Les deux partenaires de l’alternance stérile entre le MIM et le PPM ont largement démontré leur commune incapacité à nous faire faire ce bond vers notre avenir. Leur conception pyramidale de l’action politique, transformant le moindre enjeu de terrain en défi personnel, a conduit à leur entière soumission aux dispositifs coloniaux, publics et privés. Nous pensons que la création d’emplois à la Martinique est une question politique, de volonté politique. La volonté de libérer les énergies, plutôt que des les contraindre dans le carcan de l’intelligence présidentielle. Nous pensons que le salut pour la Martinique ne viendra pas du gouvernement d’un seul homme, qu’il soit nommé par l’Elysée ou même par notre assemblée. Et que, changer de méthode changera le pays.

Une nouvelle génération est prête à relever le défi collectif. Elle doit être aidée et soutenue.

Elle est combattue par les forces du monde d’avant, tel le jeune Césaire qui affronta en 1945, au lendemain du confinement d’antan Robè, les deux ténors d’avant-guerre : Victor Sévère et Joseph Lagrosillière. Un temps nouveau est déjà là.

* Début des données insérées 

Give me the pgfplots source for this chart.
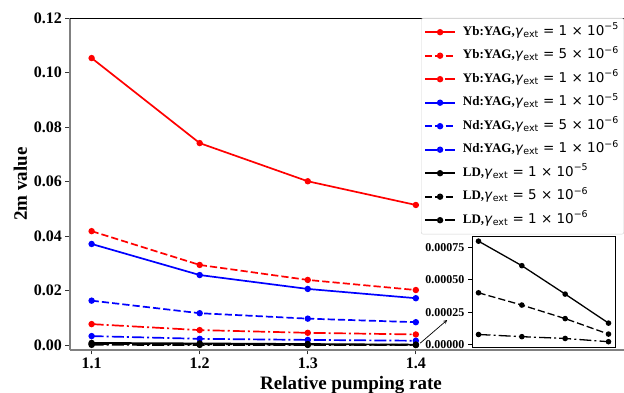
\documentclass[border=0pt]{standalone}
\usepackage{fontspec}
\setmainfont{Liberation Serif}
\newfontfamily\dv{DejaVu Sans}
\usepackage{pgfplots}
\pgfplotsset{compat=1.18}
\newcommand\gam[2]{{\dv\fontsize{13.5}{13.5}\selectfont\textit{γ}\textsubscript{ext} = #1 × 10\textsuperscript{−#2}}}
\pgfplotsset{
  mpldash/.style={dash pattern=on 7.2pt off 3.1pt},
  mpldashdot/.style={dash pattern=on 12pt off 3.1pt on 2pt off 3.1pt},
  every axis plot/.append style={line width=1.7pt, mark=*, mark size=2.3pt, mark options={solid}},
}
\begin{document}
\begin{tikzpicture}
\begin{axis}[
  at={(70pt,43pt)}, anchor=south west,
  scale only axis, width=562pt, height=332pt,
  xmin=1.08, xmax=1.6, ymin=-0.0018, ymax=0.12,
  clip=false,
  axis x line*=bottom, axis y line*=left,
  axis line style={gray, line width=1.2pt, -},
  xtick={1.1,1.2,1.3,1.4}, xticklabels={1.1,1.2,1.3,1.4},
  ytick={0,0.02,0.04,0.06,0.08,0.1,0.12},
  yticklabels={0.00,0.02,0.04,0.06,0.08,0.10,0.12},
  scaled y ticks=false,
  tick align=outside, major tick length=4.5pt,
  tick style={black!80, line width=0.8pt},
  tick label style={font=\bfseries\fontsize{16}{16}\selectfont},
  xlabel={\bfseries Relative pumping rate},
  ylabel={\bfseries 2m value},
  xlabel style={yshift=-1pt},
  label style={font=\bfseries\fontsize{19}{19}\selectfont},
  legend image code/.code={\draw[mark repeat=2,mark phase=2,#1] plot coordinates {(0pt,0pt)(15pt,0pt)(30pt,0pt)};},
  legend style={at={(axis description cs:0.6246,1)}, anchor=north west,
    draw=gray!35, rounded corners=2pt, fill=white, fill opacity=0.85, text opacity=1,
    font=\fontsize{13}{13}\selectfont, row sep=5.5pt, column sep=5pt, inner xsep=3pt, inner ysep=5pt,
    nodes={inner sep=2pt, text height=10pt, text depth=4pt}},
  legend cell align=left,
]
\addplot[red] coordinates {(1.1,0.1053)(1.2,0.0741)(1.3,0.0601)(1.4,0.0514)};
\addlegendentry{\textbf{Yb:YAG,}\gam{1}{5}}
\addplot[red, mpldash] coordinates {(1.1,0.0418)(1.2,0.0294)(1.3,0.0239)(1.4,0.0202)};
\addlegendentry{\textbf{Yb:YAG,}\gam{5}{6}}
\addplot[red, mpldashdot] coordinates {(1.1,0.0077)(1.2,0.0055)(1.3,0.0045)(1.4,0.0039)};
\addlegendentry{\textbf{Yb:YAG,}\gam{1}{6}}
\addplot[blue] coordinates {(1.1,0.0371)(1.2,0.0257)(1.3,0.0206)(1.4,0.0172)};
\addlegendentry{\textbf{Nd:YAG,}\gam{1}{5}}
\addplot[blue, mpldash] coordinates {(1.1,0.0163)(1.2,0.0117)(1.3,0.0097)(1.4,0.0084)};
\addlegendentry{\textbf{Nd:YAG,}\gam{5}{6}}
\addplot[blue, mpldashdot] coordinates {(1.1,0.0033)(1.2,0.0023)(1.3,0.0019)(1.4,0.0016)};
\addlegendentry{\textbf{Nd:YAG,}\gam{1}{6}}
\addplot[black] coordinates {(1.1,0.00080)(1.2,0.00061)(1.3,0.00039)(1.4,0.000165)};
\addlegendentry{\textbf{LD,}\gam{1}{5}}
\addplot[black, mpldash] coordinates {(1.1,0.00040)(1.2,0.000305)(1.3,0.00020)(1.4,0.000080)};
\addlegendentry{\textbf{LD,}\gam{5}{6}}
\addplot[black, mpldashdot] coordinates {(1.1,0.000077)(1.2,0.00006)(1.3,0.000046)(1.4,0.000021)};
\addlegendentry{\textbf{LD,}\gam{1}{6}}
\draw[black, line width=0.8pt] (rel axis cs:0,1) -- (rel axis cs:1,1) -- (rel axis cs:1,0);
\draw[-stealth, line width=0.7pt] (axis cs:1.404,0.0007) -- (axis cs:1.429,0.0092);
\end{axis}
\begin{axis}[
  at={(472pt,46pt)}, anchor=south west,
  scale only axis, width=143pt, height=111pt,
  xmin=1.085, xmax=1.415, ymin=-0.00002, ymax=0.00084,
  axis background/.style={fill=white},
  axis line style={black, line width=0.8pt},
  xtick=\empty,
  ytick={0,0.00025,0.0005,0.00075},
  yticklabels={0.00000,0.00025,0.00050,0.00075},
  scaled y ticks=false,
  ytick pos=left, tick align=outside, major tick length=4pt,
  tick style={black, line width=0.8pt},
  tick label style={font=\bfseries\fontsize{12}{12}\selectfont},
  every axis plot/.append style={line width=1.3pt, mark size=2.1pt},
]
\addplot[black] coordinates {(1.1,0.00080)(1.2,0.00061)(1.3,0.00039)(1.4,0.000165)};
\addplot[black, mpldash] coordinates {(1.1,0.00040)(1.2,0.000305)(1.3,0.00020)(1.4,0.000080)};
\addplot[black, mpldashdot] coordinates {(1.1,0.000077)(1.2,0.00006)(1.3,0.000046)(1.4,0.000021)};
\end{axis}
\pgfresetboundingbox
\useasboundingbox (0pt,0pt) rectangle (624pt,393pt);
\end{tikzpicture}
\end{document}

Je suis d’accord avec ceux qui disent que la question de l’âge du capitaine n’est pas un argument. C’est une opinion. Mon opinion est que la jeunesse martiniquaise mérite qu’on la respecte. Elle mérite qu’on l’aime comme un pays en devenir, dans un monde nouveau, incertain, exigeant la capacité d’adaptation qu’on ne peut plus attendre de ceux dont les conceptions sont verrouillées. Pour ne pas dire rouillées. Une nouvelle génération s’avance aux affaires, nous veillerons à maintenir leur

lyannaj avec le pays. Nous veillerons à ne leur élever aucun culte sinon celui de la fraternité et de la solidarité militante, dans la lutte commune pour l’émancipation des hommes et des femmes de notre pays. Et nous veillerons, toujours, à rester vigilants et présents face à ceux

qui combattent l’unité du changement au nom des haines rances et de la déchirure assumée. Il est d’ailleurs étrange, partiel ou partial, que le maire du Macouba se soit précisément adressé à Nilor et à Nadeau durant les événements de JM (puisqu’on a dit qu’on a dit) !?! Le cas échéant, qu’ont répondu les autres député-e-s, sénateur-trice-s et président exécutif ???